Le baryton Michael Mofidian, qui campe le Mandarin, est le premier à chanter d’une voix puissante et solennelle, psalmodiant avec emphase les voyelles qui résonnent en une rondeur de cuivre. Michael Spyres, baryténor à la carrière internationale, vient pratiquement en « guest-star » incarner l’empereur Altoum. Exploitant son registre de baryton, il n’hésite pas à enlaidir sa voix d’un accent grinçant, cependant la longueur de son phrasé modulé avec finesse, la netteté de ses attaques et l’égalité de son timbre lumineux assurent de la prestance à son personnage.
Les trois ministres forment un trio bien équilibré, tantôt menaçant, tantôt burlesque, enchaînant leurs répliques avec vivacité. Mattia Olivieri (Ping) se distingue par la prestance de sa voix de baryton chaude et satinée. Son timbre se marie harmonieusement avec celui du ténor Siyabonga Maqungo (Pong), cristallin et palatisé, non dépourvu d’une certaine rondeur gracieuse. Le troisième larron, Gregory Bonfatti (Pang), ténor également, montre une émission plus nasillarde et serrée sur ses aigus, compensée par une excellente diction très en rythme qui scelle l’ensemble.
Michele Pertusi assure le rôle du vieux patriarche Timur, d’une voix de basse puissante au grain patiné. Servi par un volume naturel tonitruant et une longueur de phrasé, il sait aussi, dans les moments de recueillement, envelopper son émission d’un voile feutré émouvant. Ermonela Jaho, qui incarne la jeune esclave Liù, déploie son soprano richement coloré dans le médium et remarquablement ouvert sur ses aigus qui fusent, comme suspendus. Son vibrato rapide imprègne le timbre d’une émotion poignante.
Enfin, il faut rendre justice aux deux rôles principaux, qui se livrent ici à un terrible affrontement vocal. Dès son entrée sur la scène des énigmes, Sondra Radvanovsky impose en Turandot le respect par sa longue tenue de souffle, son vibrato glaçant et son aigu acéré puissamment projeté. Le médium est rugi. Elle offre également quelques spectaculaires descentes en voix de poitrine viscérale. Son volume recouvre la voix, pourtant athlétique, de Jonas Kaufmann (en Calaf).
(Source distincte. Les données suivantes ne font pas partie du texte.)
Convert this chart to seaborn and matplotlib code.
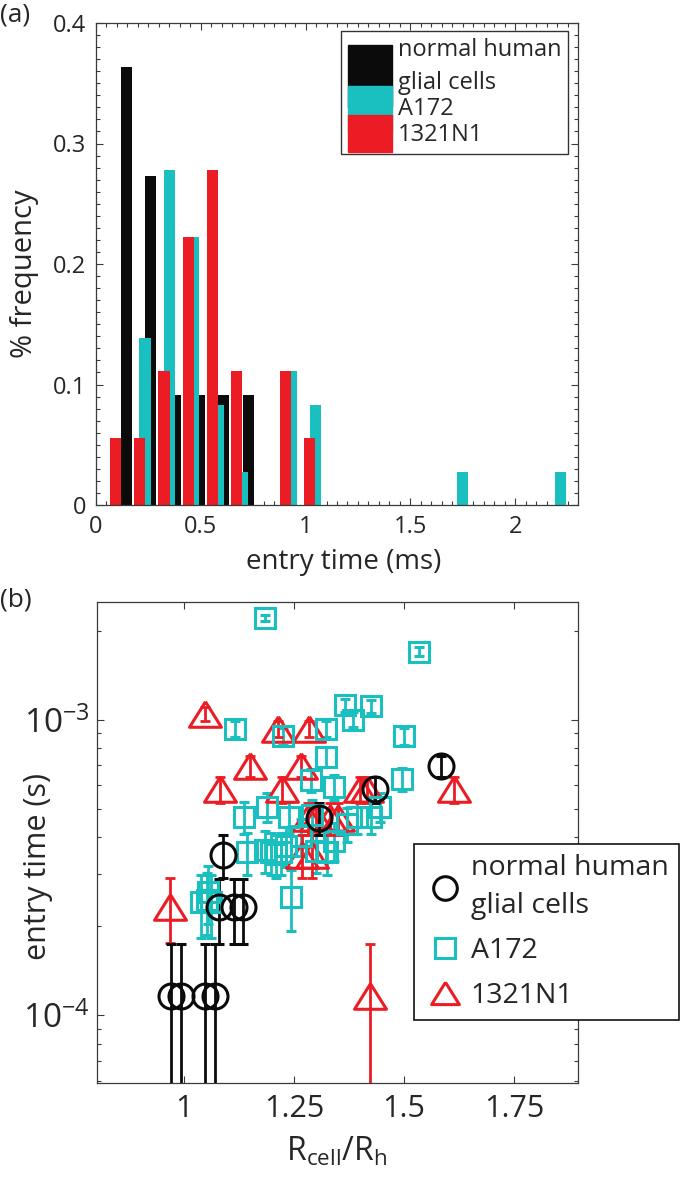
import numpy as np
import pandas as pd
import matplotlib
matplotlib.use("Agg")
import matplotlib.pyplot as plt
import seaborn as sns
from matplotlib.patches import Rectangle, Patch
from matplotlib.lines import Line2D
from matplotlib.legend_handler import HandlerPatch
from matplotlib.ticker import MultipleLocator, FixedLocator, FuncFormatter, LogLocator, NullFormatter

# ---------------- data ----------------
series_labels = ["normal human\nglial cells", "A172", "1321N1"]

# panel (a): histogram of entry time (ms); first bin centre, bin width, counts per bin
black_bin_start, black_bin_width = 0.144, 0.1165
cyan_bin_start, cyan_bin_width = 0.234, 0.1165
red_bin_start, red_bin_width = 0.093, 0.1157
black_counts = [4, 3, 1, 1, 1, 1]
cyan_counts = [5, 10, 8, 3, 1, 0, 4, 3, 0, 0, 0, 0, 0, 1, 0, 0, 0, 1]
red_counts = [1, 1, 2, 4, 5, 2, 0, 2, 1]

# panel (b): entry time (s) vs R_cell/R_h
black_ratio = [0.971, 0.994, 1.049, 1.070, 1.079, 1.113, 1.135, 1.090, 1.308, 1.435, 1.585]
black_time = [1.16e-4, 1.16e-4, 1.16e-4, 1.16e-4, 2.32e-4, 2.32e-4, 2.32e-4,
              3.49e-4, 4.65e-4, 5.82e-4, 6.98e-4]

cyan_ratio = [1.040, 1.052, 1.062, 1.055, 1.243,
              1.144, 1.185, 1.197, 1.210, 1.220, 1.265, 1.300, 1.325, 1.340, 1.232,
              1.136, 1.189, 1.238, 1.290, 1.371, 1.394, 1.424, 1.445,
              1.288, 1.340, 1.496,
              1.322,
              1.117, 1.225, 1.322, 1.500,
              1.365, 1.385, 1.424,
              1.534, 1.185]
cyan_time = [2.41e-4, 2.45e-4, 2.41e-4, 2.62e-4, 2.51e-4,
             3.56e-4, 3.62e-4, 3.56e-4, 3.50e-4, 3.56e-4, 4.05e-4, 3.60e-4, 3.56e-4, 3.90e-4, 3.75e-4,
             4.69e-4, 5.07e-4, 4.69e-4, 4.75e-4, 4.44e-4, 4.69e-4, 4.69e-4, 5.07e-4,
             6.25e-4, 5.93e-4, 6.30e-4,
             7.50e-4,
             9.30e-4, 8.80e-4, 9.30e-4, 8.77e-4,
             1.12e-3, 1.00e-3, 1.11e-3,
             1.70e-3, 2.21e-3]

red_ratio = [0.969, 1.422, 1.269, 1.291, 1.281, 1.300, 1.333, 1.350,
             1.083, 1.223, 1.401, 1.416, 1.613, 1.151, 1.265, 1.213, 1.284, 1.049]
red_time = [2.33e-4, 1.16e-4, 3.49e-4, 3.49e-4, 4.65e-4, 4.65e-4, 4.65e-4, 4.65e-4,
            5.82e-4, 5.82e-4, 5.82e-4, 5.82e-4, 5.82e-4, 6.98e-4, 6.98e-4, 9.31e-4, 9.31e-4, 1.047e-3]

entry_time_err = 5.8e-5  # s, same for every point

# ---------------- style ----------------
sns.set_style("ticks")
plt.rcParams["font.family"] = ["Open Sans", "DejaVu Sans"]
plt.rcParams["mathtext.fontset"] = "custom"
plt.rcParams["mathtext.rm"] = "Open Sans"
plt.rcParams["mathtext.it"] = "Open Sans:italic"
plt.rcParams["mathtext.default"] = "regular"
plt.rcParams["axes.unicode_minus"] = True

C_BLACK = "#0b0b0b"
C_CYAN = "#1abfbf"
C_RED = "#ec1c24"
SPINE = "#3a3a3a"

fig = plt.figure(figsize=(6.82, 11.78), dpi=100)
W, H = 682, 1178
ax1 = fig.add_axes([96 / W, 1 - 505 / H, (578 - 96) / W, (505 - 23) / H])
ax2 = fig.add_axes([97 / W, 1 - 1083 / H, (578 - 97) / W, (1083 - 602) / H])

# ---------------- panel (a) ----------------
def bin_setup(start, width, counts):
    centres = start + width * np.arange(len(counts))
    edges = np.append(centres - width / 2, centres[-1] + width / 2)
    return centres, [float(e) for e in edges]

bar_w = 0.053
for start, width, counts, col in [(black_bin_start, black_bin_width, black_counts, C_BLACK),
                                   (cyan_bin_start, cyan_bin_width, cyan_counts, C_CYAN),
                                   (red_bin_start, red_bin_width, red_counts, C_RED)]:
    centres, edges = bin_setup(start, width, counts)
    df = pd.DataFrame({"t": centres, "w": np.asarray(counts, dtype=float)})
    sns.histplot(data=df, x="t", weights="w", bins=edges, stat="probability",
                 shrink=bar_w / width, color=col, alpha=1, edgecolor="none",
                 linewidth=0, ax=ax1)

ax1.set_xlim(0, 2.3)
ax1.set_ylim(0, 0.4)
ax1.xaxis.set_major_locator(FixedLocator([0, 0.5, 1, 1.5, 2]))
ax1.xaxis.set_minor_locator(MultipleLocator(0.05))
ax1.yaxis.set_major_locator(FixedLocator([0, 0.1, 0.2, 0.3, 0.4]))
ax1.yaxis.set_minor_locator(MultipleLocator(0.01))
fmt = FuncFormatter(lambda v, p: f"{v:g}")
ax1.xaxis.set_major_formatter(fmt)
ax1.yaxis.set_major_formatter(fmt)
ax1.tick_params(which="both", direction="in", top=True, right=True, color=SPINE, width=0.8)
ax1.tick_params(which="major", length=5, labelsize=17, pad=7)
ax1.tick_params(which="minor", length=3)
ax1.set_xlabel("entry time (ms)", fontsize=20)
ax1.xaxis.set_label_coords(0.513, -0.09)
ax1.set_ylabel("% frequency", fontsize=21)
ax1.yaxis.set_label_coords(-0.118, 0.48)
for s in ax1.spines.values():
    s.set_color(SPINE)
    s.set_linewidth(0.9)

def tall_func(up, down):
    def f(legend, orig_handle, xdescent, ydescent, width, height, fontsize):
        return Rectangle((-xdescent, -ydescent - down * fontsize), width,
                         height + (up + down) * fontsize)
    return f

h_black = Patch(color=C_BLACK)
h_cyan = Patch(color=C_CYAN)
h_red = Patch(color=C_RED)
leg1 = ax1.legend([h_black, h_cyan, h_red], series_labels, loc="upper left",
                  bbox_to_anchor=(341 / W, 1 - 30.7 / H), bbox_transform=fig.transFigure,
                  fontsize=17, frameon=True, fancybox=False, framealpha=1, edgecolor="#333333",
                  handlelength=1.84, handleheight=1.1, handletextpad=0.27, labelspacing=0.03,
                  borderpad=0.3, borderaxespad=0,
                  handler_map={h_black: HandlerPatch(patch_func=tall_func(0.47, 1.2)),
                               h_cyan: HandlerPatch(patch_func=tall_func(0.41, 0.6)),
                               h_red: HandlerPatch(patch_func=tall_func(0.28, 0.35))})
leg1.get_frame().set_linewidth(1.0)
for t in leg1.get_texts():
    t.set_linespacing(1.5)

# ---------------- panel (b) ----------------
mk = dict(mfc="none", linestyle="none", elinewidth=2.0, capsize=3.5, capthick=2.0, mew=2.2)
ax2.errorbar(cyan_ratio, cyan_time, yerr=entry_time_err, fmt="s", ms=14.5, color=C_CYAN,
             ecolor=C_CYAN, mec=C_CYAN, **mk)
tri = [(0, 0.8), (-1, -0.8), (1, -0.8), (0, 0.8)]
ax2.errorbar(red_ratio, red_time, yerr=entry_time_err, fmt="none", ecolor=C_RED,
             elinewidth=2.0, capsize=3.5, capthick=2.0)
ax2.plot(red_ratio, red_time, linestyle="none", marker=tri, ms=23, mfc="none", mec=C_RED, mew=2.2)
ax2.errorbar(black_ratio, black_time, yerr=entry_time_err, fmt="o", ms=18, color=C_BLACK,
             ecolor=C_BLACK, mec=C_BLACK, **mk)

ax2.set_yscale("log")
ax2.set_xlim(0.803, 1.895)
ax2.set_ylim(5.9e-5, 2.5e-3)
ax2.xaxis.set_major_locator(FixedLocator([1, 1.25, 1.5, 1.75]))
ax2.xaxis.set_major_formatter(fmt)
ax2.yaxis.set_major_locator(LogLocator(base=10, numticks=10))
ax2.yaxis.set_minor_locator(LogLocator(base=10, subs=np.arange(2, 10), numticks=20))
ax2.yaxis.set_minor_formatter(NullFormatter())
ax2.tick_params(which="both", direction="in", top=True, right=True, color=SPINE, width=0.8)
ax2.tick_params(which="major", length=5)
ax2.tick_params(axis="x", which="major", pad=8, labelsize=22)
ax2.tick_params(axis="y", which="major", pad=5, labelsize=24)
ax2.tick_params(which="minor", length=3)
ax2.set_xlabel(r"R$_{cell}$/R$_h$", fontsize=23)
ax2.xaxis.set_label_coords(0.498, -0.108)
ax2.set_ylabel("entry time (s)", fontsize=22)
ax2.yaxis.set_label_coords(-0.092, 0.451)
for s in ax2.spines.values():
    s.set_color(SPINE)
    s.set_linewidth(0.9)

hb = Line2D([], [], linestyle="none", marker="o", ms=17, mfc="none", mec=C_BLACK, mew=2.2)
hc = Line2D([], [], linestyle="none", marker="s", ms=14, mfc="none", mec=C_CYAN, mew=2.2)
hr = Line2D([], [], linestyle="none", marker=tri, ms=20, mfc="none", mec=C_RED, mew=2.2)
leg2 = ax2.legend([hb, hc, hr], series_labels, loc="upper left",
                  bbox_to_anchor=(413.5 / W, 1 - 844 / H), bbox_transform=fig.transFigure,
                  fontsize=20.5, frameon=True, fancybox=False, framealpha=1, edgecolor="#111111",
                  handlelength=1.5, handletextpad=0.15, labelspacing=0.6, borderpad=0.36,
                  borderaxespad=0)
leg2.get_frame().set_linewidth(1.2)
for t in leg2.get_texts():
    t.set_linespacing(1.45)

fig.text(0.0, 1 - 15 / H, "(a)", fontsize=19, ha="left", va="center")
fig.text(0.0, 1 - 600 / H, "(b)", fontsize=19, ha="left", va="center")

fig.savefig("out.png", dpi=100)
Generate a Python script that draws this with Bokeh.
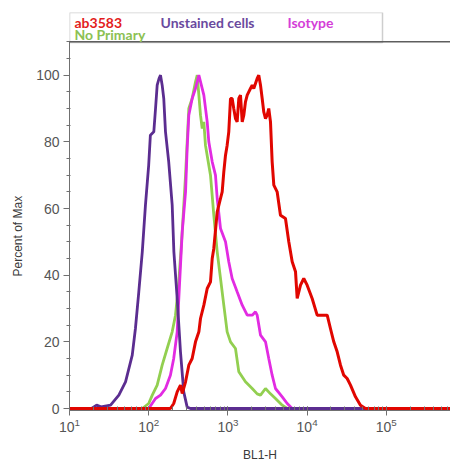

Il prend sa revanche sur le grand aria "Nessun dorma", chanté avec vigueur, d’un timbre de bronze, ponctué çà et là d’une larme glottique expressive, avant de lancer son aigu fulgurant. Il démontre également, au premier acte, toute sa souplesse vocale et sa sensibilité lyrique en entonnant « non piangere Liù » d’une voix caressante et subtilement voilée. Un peu plus tôt, à son cri « Turandot » répondait en écho depuis l’échafaud celui du malheureux prince de Perse, incarné par le ténor Francesco Toma, précis et timbré sur son unique intervention.
Tout est réuni pour faire de cette Turandot un disque d’anthologie. Ce premier enregistrement de l’opéra dans sa version complète a en tous les cas quelque chose d’historique.